Problem →
Transcribe the records exactly. Pictures do not belong in the transcription.

Working data →
++++++

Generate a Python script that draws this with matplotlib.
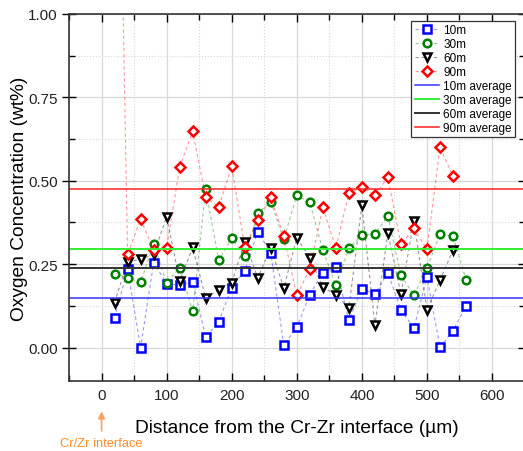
import matplotlib
matplotlib.use("Agg")
import matplotlib.pyplot as plt
from matplotlib.ticker import MultipleLocator, FormatStrFormatter

plt.rcParams["font.family"] = ["Liberation Sans", "DejaVu Sans"]

# distance from the Cr-Zr interface (um)
dist = [20, 40, 60, 80, 100, 120, 140, 160, 180, 200, 220, 240, 260, 280,
        300, 320, 340, 360, 380, 400, 420, 440, 460, 480, 500, 520, 540, 560]

o_10m = [0.089, 0.234, 0.000, 0.254, 0.192, 0.187, 0.197, 0.032, 0.077, 0.180,
         0.229, 0.347, 0.284, 0.007, 0.061, 0.159, 0.225, 0.242, 0.082, 0.177,
         0.160, 0.225, 0.112, 0.059, 0.212, 0.001, 0.050, 0.125]
o_30m = [0.222, 0.210, 0.196, 0.310, 0.194, 0.239, 0.109, 0.474, 0.262, 0.327,
         0.274, 0.402, 0.437, 0.324, 0.457, 0.435, 0.292, 0.187, 0.297, 0.337,
         0.340, 0.394, 0.217, 0.157, 0.239, 0.340, 0.334, 0.204]
o_60m = [0.135, 0.257, 0.265, 0.279, 0.392, 0.200, 0.300, 0.149, 0.172, 0.195,
         0.317, 0.209, 0.299, 0.179, 0.329, 0.269, 0.182, 0.157, 0.119, 0.427,
         0.067, 0.344, 0.160, 0.380, 0.113, 0.202, 0.292]
o_90m = [2.40, 0.279, 0.385, 0.292, 0.299, 0.540, 0.648, 0.451, 0.422, 0.543,
         0.302, 0.381, 0.450, 0.334, 0.157, 0.235, 0.420, 0.299, 0.462, 0.480,
         0.457, 0.510, 0.309, 0.357, 0.294, 0.600, 0.514]

avg_10m = 0.149
avg_30m = 0.294
avg_60m = 0.239
avg_90m = 0.474

fig = plt.figure(figsize=(5.23, 4.52), dpi=100)
ax = fig.add_axes([0.132, 0.155, 0.871, 0.812])

ax.grid(True, which="major", color="#d8d8d8", linewidth=0.9, linestyle="-", zorder=0)
ax.grid(True, which="minor", color="#d8d8d8", linewidth=0.8, linestyle=":", zorder=0)
ax.set_axisbelow(True)

mk = dict(markersize=5.5, markeredgewidth=1.8, markerfacecolor="white",
          linestyle=(0, (3, 2.5)), linewidth=0.8)
ax.plot(dist[:len(o_10m)], o_10m, marker="s", color=(0, 0, 1, 0.4),
        markeredgecolor="#0000ff", label="10m", **mk)
ax.plot(dist[:len(o_30m)], o_30m, marker="o", color=(0, 0.5, 0, 0.4),
        markeredgecolor="#008000", label="30m", **mk)
ax.plot(dist[:len(o_60m)], o_60m, marker="v", color=(0, 0, 0, 0.4),
        markeredgecolor="#000000", label="60m", **mk)
ax.plot(dist[:len(o_90m)], o_90m, marker="D", color=(1, 0, 0, 0.4),
        markeredgecolor="#ff0000", label="90m", **mk)

ax.axhline(avg_10m, color="#3333ff", linewidth=1.1, label="10m average")
ax.axhline(avg_30m, color="#33ee33", linewidth=1.4, label="30m average")
ax.axhline(avg_60m, color="#333333", linewidth=1.4, label="60m average")
ax.axhline(avg_90m, color="#ff2020", linewidth=1.1, label="90m average")

ax.set_xlim(-50, 650)
ax.set_ylim(-0.1, 1.0)
ax.xaxis.set_major_locator(MultipleLocator(100))
ax.xaxis.set_minor_locator(MultipleLocator(50))
ax.yaxis.set_major_locator(MultipleLocator(0.25))
ax.yaxis.set_minor_locator(MultipleLocator(0.125))
ax.yaxis.set_major_formatter(FormatStrFormatter("%.2f"))

ax.tick_params(which="major", direction="in", length=6, width=1, top=True, right=True,
               labelsize=11, labelcolor="#222222", pad=5)
ax.tick_params(which="minor", direction="in", length=4, width=1, top=True, right=True)
ax.tick_params(axis="y", which="major", direction="inout", length=10, pad=3)
for s in ax.spines.values():
    s.set_linewidth(1.2)
    s.set_color("#333333")

ax.set_xlabel("Distance from the Cr-Zr interface (µm)", fontsize=13.8, labelpad=12)
ax.set_ylabel("Oxygen Concentration (wt%)", fontsize=13.8, labelpad=0)

leg = ax.legend(loc="upper right", bbox_to_anchor=(0.98, 0.981), borderaxespad=0,
                fontsize=8.5, fancybox=False, framealpha=1, edgecolor="#333333",
                handlelength=2.0, labelspacing=0.16, borderpad=0.3, handletextpad=0.4)
leg.get_frame().set_linewidth(0.9)

# interface marker below the x axis
ax.annotate("", xy=(0, -0.183), xytext=(0, -0.258), xycoords="data",
            arrowprops=dict(arrowstyle="-|>", color="#ffa060", lw=1.2,
                            mutation_scale=10), annotation_clip=False)
ax.text(0, -0.287, "Cr/Zr interface", color="#ff8c2a", fontsize=9.3,
        ha="center", va="center", clip_on=False)

fig.savefig("out.png", dpi=100)
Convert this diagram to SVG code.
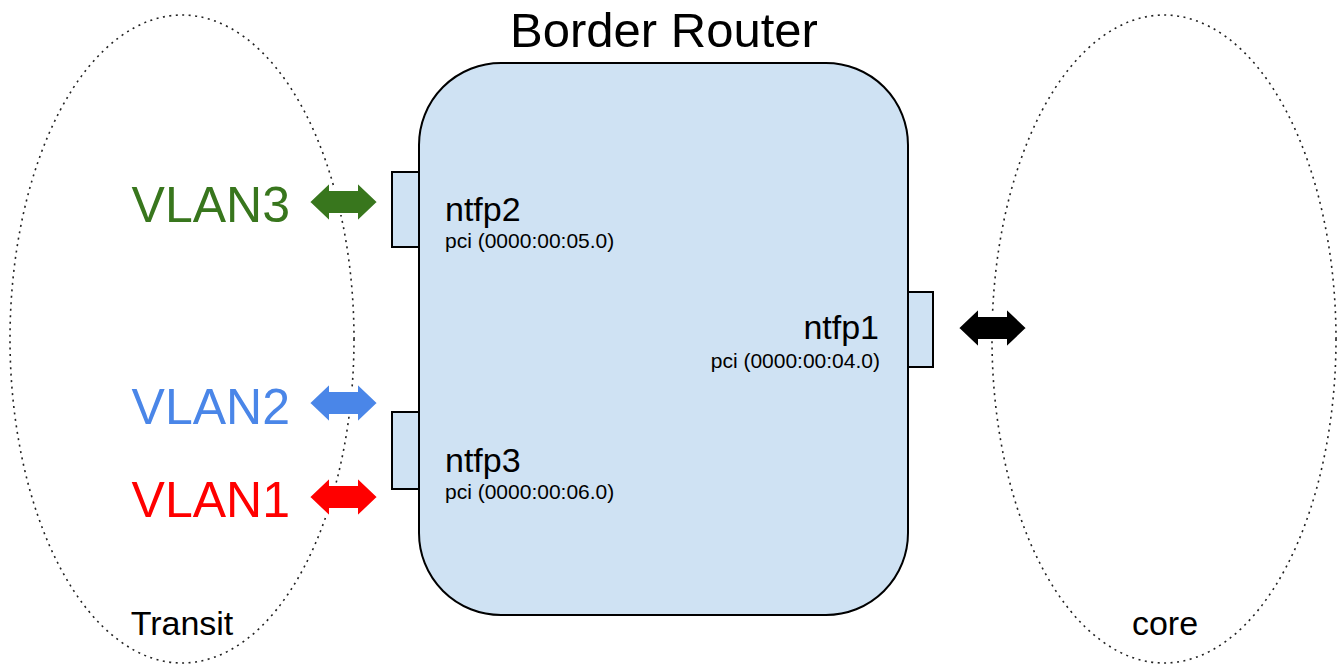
<svg xmlns="http://www.w3.org/2000/svg" width="1342" height="664" viewBox="0 0 1342 664">
<style>
.zone{fill:none;stroke:#222;stroke-width:1.6;stroke-dasharray:2 4.5}
.box{fill:#cfe2f3;stroke:#000;stroke-width:2}
.t{font-family:"Liberation Sans",Arial,sans-serif;fill:#000}
.arr{stroke:#fff;stroke-width:2;stroke-linejoin:miter}
</style>
<defs>
<path id="dbl" d="M0,0 L21,-20 L21,-12 L48,-12 L48,-20 L69,0 L48,20 L48,12 L21,12 L21,20 Z"/>
</defs>
<rect width="1342" height="664" fill="#fff"/>
<g id="transit">
<ellipse class="zone" cx="182" cy="339" rx="172" ry="324"/>
<text class="t" x="182" y="635" font-size="34" text-anchor="middle">Transit</text>
</g>
<g id="core">
<ellipse class="zone" cx="1164" cy="339" rx="172" ry="324"/>
<text class="t" x="1165" y="635" font-size="34" text-anchor="middle">core</text>
</g>
<g id="router">
<rect class="box" x="419" y="63" width="489" height="552" rx="82" ry="82"/>
<text class="t" x="664" y="47" font-size="49" text-anchor="middle">Border Router</text>
</g>
<g id="ntfp2">
<rect class="box" x="392" y="172" width="27" height="75"/>
<text class="t" x="445" y="221" font-size="34">ntfp2</text>
<text class="t" x="445" y="248" font-size="21">pci (0000:00:05.0)</text>
</g>
<g id="ntfp3">
<rect class="box" x="392" y="412" width="27" height="77"/>
<text class="t" x="445" y="472" font-size="34">ntfp3</text>
<text class="t" x="445" y="499" font-size="21">pci (0000:00:06.0)</text>
</g>
<g id="ntfp1">
<rect class="box" x="908" y="292" width="25" height="75"/>
<text class="t" x="879" y="339" font-size="34" text-anchor="end">ntfp1</text>
<text class="t" x="880" y="368" font-size="21" text-anchor="end">pci (0000:00:04.0)</text>
</g>
<g id="vlan3"><text class="t" x="290" y="222" font-size="50" text-anchor="end" style="fill:#38761d">VLAN3</text></g>
<g id="vlan2"><text class="t" x="290" y="424" font-size="50" text-anchor="end" style="fill:#4a86e8">VLAN2</text></g>
<g id="vlan1"><text class="t" x="290" y="517" font-size="50" text-anchor="end" style="fill:#ff0000">VLAN1</text></g>
<g id="connectors">
<use href="#dbl" class="arr" x="309" y="202" fill="#38761d"/>
<use href="#dbl" class="arr" x="309" y="403" fill="#4a86e8"/>
<use href="#dbl" class="arr" x="309" y="497" fill="#ff0000"/>
<use href="#dbl" class="arr" x="958" y="328" fill="#000"/>
</g>
</svg>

++++++

Exercise answer →
Generate a Python script that draws this with matplotlib.
import matplotlib
matplotlib.use("Agg")
import matplotlib.pyplot as plt
from matplotlib.ticker import MultipleLocator, FormatStrFormatter

plt.rcParams["font.family"] = ["Liberation Sans", "DejaVu Sans"]

# distance from the Cr-Zr interface (um)
dist = [20, 40, 60, 80, 100, 120, 140, 160, 180, 200, 220, 240, 260, 280,
        300, 320, 340, 360, 380, 400, 420, 440, 460, 480, 500, 520, 540, 560]

o_10m = [0.089, 0.234, 0.000, 0.254, 0.192, 0.187, 0.197, 0.032, 0.077, 0.180,
         0.229, 0.347, 0.284, 0.007, 0.061, 0.159, 0.225, 0.242, 0.082, 0.177,
         0.160, 0.225, 0.112, 0.059, 0.212, 0.001, 0.050, 0.125]
o_30m = [0.222, 0.210, 0.196, 0.310, 0.194, 0.239, 0.109, 0.474, 0.262, 0.327,
         0.274, 0.402, 0.437, 0.324, 0.457, 0.435, 0.292, 0.187, 0.297, 0.337,
         0.340, 0.394, 0.217, 0.157, 0.239, 0.340, 0.334, 0.204]
o_60m = [0.135, 0.257, 0.265, 0.279, 0.392, 0.200, 0.300, 0.149, 0.172, 0.195,
         0.317, 0.209, 0.299, 0.179, 0.329, 0.269, 0.182, 0.157, 0.119, 0.427,
         0.067, 0.344, 0.160, 0.380, 0.113, 0.202, 0.292]
o_90m = [2.40, 0.279, 0.385, 0.292, 0.299, 0.540, 0.648, 0.451, 0.422, 0.543,
         0.302, 0.381, 0.450, 0.334, 0.157, 0.235, 0.420, 0.299, 0.462, 0.480,
         0.457, 0.510, 0.309, 0.357, 0.294, 0.600, 0.514]

avg_10m = 0.149
avg_30m = 0.294
avg_60m = 0.239
avg_90m = 0.474

fig = plt.figure(figsize=(5.23, 4.52), dpi=100)
ax = fig.add_axes([0.132, 0.155, 0.871, 0.812])

ax.grid(True, which="major", color="#d8d8d8", linewidth=0.9, linestyle="-", zorder=0)
ax.grid(True, which="minor", color="#d8d8d8", linewidth=0.8, linestyle=":", zorder=0)
ax.set_axisbelow(True)

mk = dict(markersize=5.5, markeredgewidth=1.8, markerfacecolor="white",
          linestyle=(0, (3, 2.5)), linewidth=0.8)
ax.plot(dist[:len(o_10m)], o_10m, marker="s", color=(0, 0, 1, 0.4),
        markeredgecolor="#0000ff", label="10m", **mk)
ax.plot(dist[:len(o_30m)], o_30m, marker="o", color=(0, 0.5, 0, 0.4),
        markeredgecolor="#008000", label="30m", **mk)
ax.plot(dist[:len(o_60m)], o_60m, marker="v", color=(0, 0, 0, 0.4),
        markeredgecolor="#000000", label="60m", **mk)
ax.plot(dist[:len(o_90m)], o_90m, marker="D", color=(1, 0, 0, 0.4),
        markeredgecolor="#ff0000", label="90m", **mk)

ax.axhline(avg_10m, color="#3333ff", linewidth=1.1, label="10m average")
ax.axhline(avg_30m, color="#33ee33", linewidth=1.4, label="30m average")
ax.axhline(avg_60m, color="#333333", linewidth=1.4, label="60m average")
ax.axhline(avg_90m, color="#ff2020", linewidth=1.1, label="90m average")

ax.set_xlim(-50, 650)
ax.set_ylim(-0.1, 1.0)
ax.xaxis.set_major_locator(MultipleLocator(100))
ax.xaxis.set_minor_locator(MultipleLocator(50))
ax.yaxis.set_major_locator(MultipleLocator(0.25))
ax.yaxis.set_minor_locator(MultipleLocator(0.125))
ax.yaxis.set_major_formatter(FormatStrFormatter("%.2f"))

ax.tick_params(which="major", direction="in", length=6, width=1, top=True, right=True,
               labelsize=11, labelcolor="#222222", pad=5)
ax.tick_params(which="minor", direction="in", length=4, width=1, top=True, right=True)
ax.tick_params(axis="y", which="major", direction="inout", length=10, pad=3)
for s in ax.spines.values():
    s.set_linewidth(1.2)
    s.set_color("#333333")

ax.set_xlabel("Distance from the Cr-Zr interface (µm)", fontsize=13.8, labelpad=12)
ax.set_ylabel("Oxygen Concentration (wt%)", fontsize=13.8, labelpad=0)

leg = ax.legend(loc="upper right", bbox_to_anchor=(0.98, 0.981), borderaxespad=0,
                fontsize=8.5, fancybox=False, framealpha=1, edgecolor="#333333",
                handlelength=2.0, labelspacing=0.16, borderpad=0.3, handletextpad=0.4)
leg.get_frame().set_linewidth(0.9)

# interface marker below the x axis
ax.annotate("", xy=(0, -0.183), xytext=(0, -0.258), xycoords="data",
            arrowprops=dict(arrowstyle="-|>", color="#ffa060", lw=1.2,
                            mutation_scale=10), annotation_clip=False)
ax.text(0, -0.287, "Cr/Zr interface", color="#ff8c2a", fontsize=9.3,
        ha="center", va="center", clip_on=False)

fig.savefig("out.png", dpi=100)
Convert this diagram to SVG code.
<svg xmlns="http://www.w3.org/2000/svg" width="1342" height="664" viewBox="0 0 1342 664">
<style>
.zone{fill:none;stroke:#222;stroke-width:1.6;stroke-dasharray:2 4.5}
.box{fill:#cfe2f3;stroke:#000;stroke-width:2}
.t{font-family:"Liberation Sans",Arial,sans-serif;fill:#000}
.arr{stroke:#fff;stroke-width:2;stroke-linejoin:miter}
</style>
<defs>
<path id="dbl" d="M0,0 L21,-20 L21,-12 L48,-12 L48,-20 L69,0 L48,20 L48,12 L21,12 L21,20 Z"/>
</defs>
<rect width="1342" height="664" fill="#fff"/>
<g id="transit">
<ellipse class="zone" cx="182" cy="339" rx="172" ry="324"/>
<text class="t" x="182" y="635" font-size="34" text-anchor="middle">Transit</text>
</g>
<g id="core">
<ellipse class="zone" cx="1164" cy="339" rx="172" ry="324"/>
<text class="t" x="1165" y="635" font-size="34" text-anchor="middle">core</text>
</g>
<g id="router">
<rect class="box" x="419" y="63" width="489" height="552" rx="82" ry="82"/>
<text class="t" x="664" y="47" font-size="49" text-anchor="middle">Border Router</text>
</g>
<g id="ntfp2">
<rect class="box" x="392" y="172" width="27" height="75"/>
<text class="t" x="445" y="221" font-size="34">ntfp2</text>
<text class="t" x="445" y="248" font-size="21">pci (0000:00:05.0)</text>
</g>
<g id="ntfp3">
<rect class="box" x="392" y="412" width="27" height="77"/>
<text class="t" x="445" y="472" font-size="34">ntfp3</text>
<text class="t" x="445" y="499" font-size="21">pci (0000:00:06.0)</text>
</g>
<g id="ntfp1">
<rect class="box" x="908" y="292" width="25" height="75"/>
<text class="t" x="879" y="339" font-size="34" text-anchor="end">ntfp1</text>
<text class="t" x="880" y="368" font-size="21" text-anchor="end">pci (0000:00:04.0)</text>
</g>
<g id="vlan3"><text class="t" x="290" y="222" font-size="50" text-anchor="end" style="fill:#38761d">VLAN3</text></g>
<g id="vlan2"><text class="t" x="290" y="424" font-size="50" text-anchor="end" style="fill:#4a86e8">VLAN2</text></g>
<g id="vlan1"><text class="t" x="290" y="517" font-size="50" text-anchor="end" style="fill:#ff0000">VLAN1</text></g>
<g id="connectors">
<use href="#dbl" class="arr" x="309" y="202" fill="#38761d"/>
<use href="#dbl" class="arr" x="309" y="403" fill="#4a86e8"/>
<use href="#dbl" class="arr" x="309" y="497" fill="#ff0000"/>
<use href="#dbl" class="arr" x="958" y="328" fill="#000"/>
</g>
</svg>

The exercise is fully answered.